Overview of Civil Engineering
You, as a Construction Engineer, are the builder of our future.The construction phase of a project represents the first tangible result of a design. Your technical and management skills will allow you to turn designs into reality-- on time and within budget. You will apply your knowledge of construction methods and equipment, along with principles of financing, planning and managing to turn the designs of other engineers into successful facilities.
The Skills of Environmental Engineers are becoming increasingly important as we recognize to protect the fragile resources of our planet. Environmental engineers translate physical, chemical and biological processes into systems to destroy toxic substances, remove pollutants from water, reduce non hazardous solid waste volumes, eliminate contaminates from the air and develop groundwater supplies.

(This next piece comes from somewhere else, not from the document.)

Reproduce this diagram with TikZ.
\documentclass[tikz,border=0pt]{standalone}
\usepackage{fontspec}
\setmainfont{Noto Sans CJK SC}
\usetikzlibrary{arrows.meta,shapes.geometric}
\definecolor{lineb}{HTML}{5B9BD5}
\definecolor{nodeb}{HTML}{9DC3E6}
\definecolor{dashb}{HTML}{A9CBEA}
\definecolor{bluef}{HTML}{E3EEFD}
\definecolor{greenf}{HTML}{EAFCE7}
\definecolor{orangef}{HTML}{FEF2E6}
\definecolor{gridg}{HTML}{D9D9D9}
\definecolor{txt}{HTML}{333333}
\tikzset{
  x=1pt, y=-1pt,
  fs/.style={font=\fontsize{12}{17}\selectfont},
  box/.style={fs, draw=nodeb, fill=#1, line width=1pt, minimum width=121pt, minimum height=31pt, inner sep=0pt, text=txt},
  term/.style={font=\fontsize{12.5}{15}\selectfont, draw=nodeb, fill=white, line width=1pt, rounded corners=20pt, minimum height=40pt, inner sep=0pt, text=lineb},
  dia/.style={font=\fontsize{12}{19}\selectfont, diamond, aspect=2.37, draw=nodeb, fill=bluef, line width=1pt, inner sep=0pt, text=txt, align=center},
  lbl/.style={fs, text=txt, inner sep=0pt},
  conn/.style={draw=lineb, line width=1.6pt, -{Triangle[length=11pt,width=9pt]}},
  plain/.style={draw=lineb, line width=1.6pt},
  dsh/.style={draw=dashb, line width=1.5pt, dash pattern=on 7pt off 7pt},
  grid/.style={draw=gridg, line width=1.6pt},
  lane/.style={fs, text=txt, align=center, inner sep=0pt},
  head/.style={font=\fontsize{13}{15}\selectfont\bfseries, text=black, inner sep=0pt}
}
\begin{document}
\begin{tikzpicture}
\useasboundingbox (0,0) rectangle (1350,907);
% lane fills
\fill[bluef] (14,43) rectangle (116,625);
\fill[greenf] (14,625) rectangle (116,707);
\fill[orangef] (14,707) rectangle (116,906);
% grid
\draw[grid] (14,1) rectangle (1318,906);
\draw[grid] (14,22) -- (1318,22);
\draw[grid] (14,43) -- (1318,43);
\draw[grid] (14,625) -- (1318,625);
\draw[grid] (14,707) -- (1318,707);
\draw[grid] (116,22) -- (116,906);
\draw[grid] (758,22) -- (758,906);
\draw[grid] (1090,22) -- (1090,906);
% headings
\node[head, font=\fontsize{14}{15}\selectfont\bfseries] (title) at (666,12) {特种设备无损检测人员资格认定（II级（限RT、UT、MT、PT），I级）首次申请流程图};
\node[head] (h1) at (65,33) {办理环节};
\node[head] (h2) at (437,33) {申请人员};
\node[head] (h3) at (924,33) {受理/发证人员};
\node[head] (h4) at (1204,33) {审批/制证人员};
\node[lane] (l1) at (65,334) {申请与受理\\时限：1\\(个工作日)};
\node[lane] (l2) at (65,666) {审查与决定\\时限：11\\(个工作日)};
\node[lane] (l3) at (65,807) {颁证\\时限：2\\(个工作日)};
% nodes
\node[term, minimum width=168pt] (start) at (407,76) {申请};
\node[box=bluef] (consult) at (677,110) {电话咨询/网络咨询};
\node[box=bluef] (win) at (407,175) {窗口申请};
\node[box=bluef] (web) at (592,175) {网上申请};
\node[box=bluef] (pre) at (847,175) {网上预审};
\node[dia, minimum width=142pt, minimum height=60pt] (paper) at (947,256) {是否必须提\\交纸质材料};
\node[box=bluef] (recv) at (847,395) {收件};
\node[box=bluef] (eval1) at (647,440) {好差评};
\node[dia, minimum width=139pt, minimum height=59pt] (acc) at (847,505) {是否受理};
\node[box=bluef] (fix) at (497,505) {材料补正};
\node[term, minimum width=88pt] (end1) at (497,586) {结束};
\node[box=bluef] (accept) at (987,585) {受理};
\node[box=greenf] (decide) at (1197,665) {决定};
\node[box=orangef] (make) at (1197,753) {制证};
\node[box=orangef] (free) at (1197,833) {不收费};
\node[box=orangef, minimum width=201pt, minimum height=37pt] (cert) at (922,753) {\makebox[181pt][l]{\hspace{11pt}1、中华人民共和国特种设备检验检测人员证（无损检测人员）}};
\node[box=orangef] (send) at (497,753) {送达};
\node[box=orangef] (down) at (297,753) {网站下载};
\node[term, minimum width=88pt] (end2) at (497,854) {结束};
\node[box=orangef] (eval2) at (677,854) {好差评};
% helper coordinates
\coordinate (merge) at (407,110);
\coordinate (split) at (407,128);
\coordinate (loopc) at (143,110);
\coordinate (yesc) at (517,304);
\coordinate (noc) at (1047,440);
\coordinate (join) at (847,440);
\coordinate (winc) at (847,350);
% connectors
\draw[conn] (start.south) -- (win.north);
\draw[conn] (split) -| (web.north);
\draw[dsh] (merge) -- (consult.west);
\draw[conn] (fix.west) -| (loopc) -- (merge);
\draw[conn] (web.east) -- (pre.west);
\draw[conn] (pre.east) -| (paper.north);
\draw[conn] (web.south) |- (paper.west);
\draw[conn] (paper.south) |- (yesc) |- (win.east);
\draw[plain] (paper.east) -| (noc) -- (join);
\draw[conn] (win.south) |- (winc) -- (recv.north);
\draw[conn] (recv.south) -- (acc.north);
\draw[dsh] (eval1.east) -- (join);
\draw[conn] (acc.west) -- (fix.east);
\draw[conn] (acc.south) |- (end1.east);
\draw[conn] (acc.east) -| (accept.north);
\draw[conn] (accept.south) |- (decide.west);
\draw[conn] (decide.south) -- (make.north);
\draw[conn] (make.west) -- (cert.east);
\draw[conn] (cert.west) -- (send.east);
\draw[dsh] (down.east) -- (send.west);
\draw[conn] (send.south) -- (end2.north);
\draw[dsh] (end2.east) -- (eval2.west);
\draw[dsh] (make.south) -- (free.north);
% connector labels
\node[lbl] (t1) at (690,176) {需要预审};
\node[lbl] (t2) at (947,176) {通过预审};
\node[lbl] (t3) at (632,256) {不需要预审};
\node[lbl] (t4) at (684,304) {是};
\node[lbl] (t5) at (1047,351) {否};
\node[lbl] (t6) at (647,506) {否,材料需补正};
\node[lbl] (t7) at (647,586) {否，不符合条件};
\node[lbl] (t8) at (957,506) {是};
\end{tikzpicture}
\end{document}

In this field, you could be called upon to resolve problems of providing safe drinking water, cleaning up sites contaminated with hazardous materials, disposing of wastewater and managing solid wastes.
Geotechnical Engineering is required in all aspects of civil engineering, because the ground supports most projects. As a geotechnical engineer, you might develop projects below ground, such as tunnels and foundations. You will analyze the properties of soils and rock, and determine the best way to support a structure in the ground. You may evaluate the potential settlement of buildings, the stability of slopes and fills, the seepage of groundwater and effects of earthquakes. You will also take part in the design and construction of dams and retaining walls, or be involved in the design of landfill liners to solve environmental concerns.
As a Structural Engineer, you will face the challenge of designing structures that enclose or span across space. Structures must maintain their shape while they resist all sorts of loads in addition to their own weight, including wind, earthquake, snow, ocean waves, and temperature effects. Bridges, buildings, offshore structures, space platforms, amusement park rides, and many other kinds of projects are included within this exciting specialty. You will use steel, concrete, timber, plastic, and you might even develop new exotic materials. You will do the planning and design, as well as visit the project site to make sure the work is done properly.
Because the quality of life in a community is directly related to the quality of its transportation system your function as a Transportation Engineer will be to move people, goods and materials safely and efficiently. Your challenge will be to find ways to meet our ever-increasing travel needs on land, air and sea. You will design, construct and maintain all types of transportation facilities, including highways, railroads, airfields and ports. An important part of transportation engineering is to upgrade our transportation capability by improving traffic control and mass-transit systems, and by introducing high-speed trains, people movers, and other new transportation methods.
Water Resources Engineering
Water Resources Engineering teaches you the control of water, utilization of water and water-quality management. For example, water control is applicable in flood mitigation, storm drainage, sewerage, highway culvert design. Water utilization is applicable in municipal water supply, irrigation, hydroelectric power development. Water-quality management is applicable in water pollution control of rivers, estuaries, lakes and groundwater. Water resources engineering teaches you both structural and nonstructural solutions. As a result, you might design canals, dams, pipelines, pumping stations, retention/detention basins, reservoirs, or plan and evaluate nonstructural solutions such as zoning, education, and landscaping. Water resources engineers of the future will find themselves deeply involved with new technology and new concepts. As pollution continues to increase, future engineers will have to find innovative ways of reclaiming water and land management to improve water yield, develop plans to deal with weather modification and determine solutions that minimize undesirable ecological consequences.